The adoration was mutual. During his time in office, Gazette headlines called him the Vineyard’s senator. In the summer of 1967, Senator Brooke was honored with a special ceremony on the Island. More than 2,000 people filled the Tabernacle, with more gathered outside.
Gov. John A. Volpe introduced the senator. “I believe that before his present term expires, Ed Brooke will be numbered among the truly great men who have represented this state in the Congress,” Governor Volpe said.
The senator spoke about subjects including the Viet Nam war and rioting.
“I have been coming to this Island for 21 years,” he said. “I have always regarded it as a place of peace, and I have come here when I had problems to face and I have studied them as I walked the beaches. But I can’t enjoy the Island this year. I can’t enjoy it as long as there are riots in other parts of the country . . . Half the Negroes in this country live in poverty, and I want to help them, and also those white people who also live in poverty. Poverty does not discriminate because of color. Some people may feel that I am holding a brief for rioting. What I want is peace and good will restored in this nation.”
Mr.

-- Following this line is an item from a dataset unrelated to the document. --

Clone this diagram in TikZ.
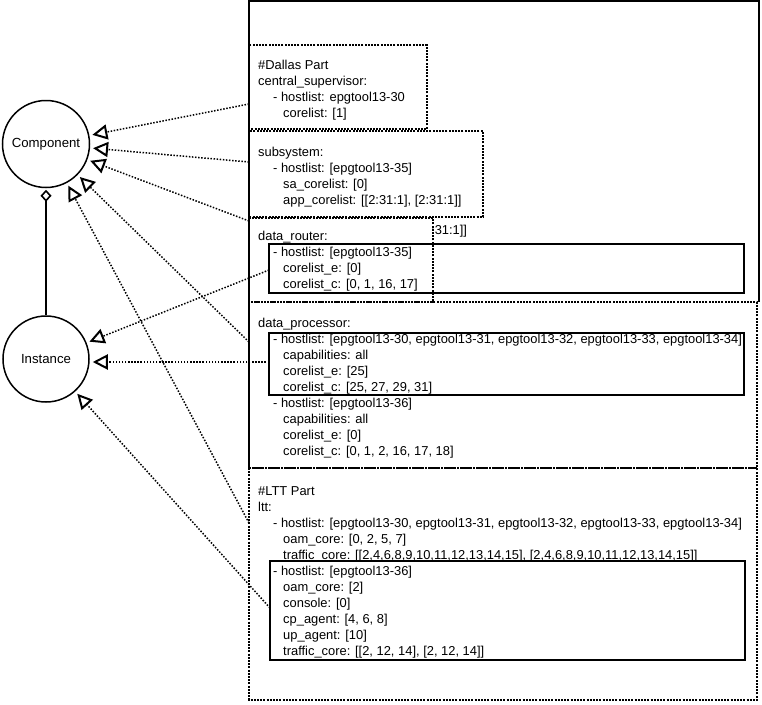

Ogletree said he hoped there would be another tribute to the senator, a statue or monument for “a 20th century pioneer in Massachusetts and somebody who served everybody.”
A tribute, he said, would “make people understand what it meant to have somebody like him in Congress, and the difference he made for people who were . . . largely unknown, citizens of the Vineyard and other parts of Massachusetts.”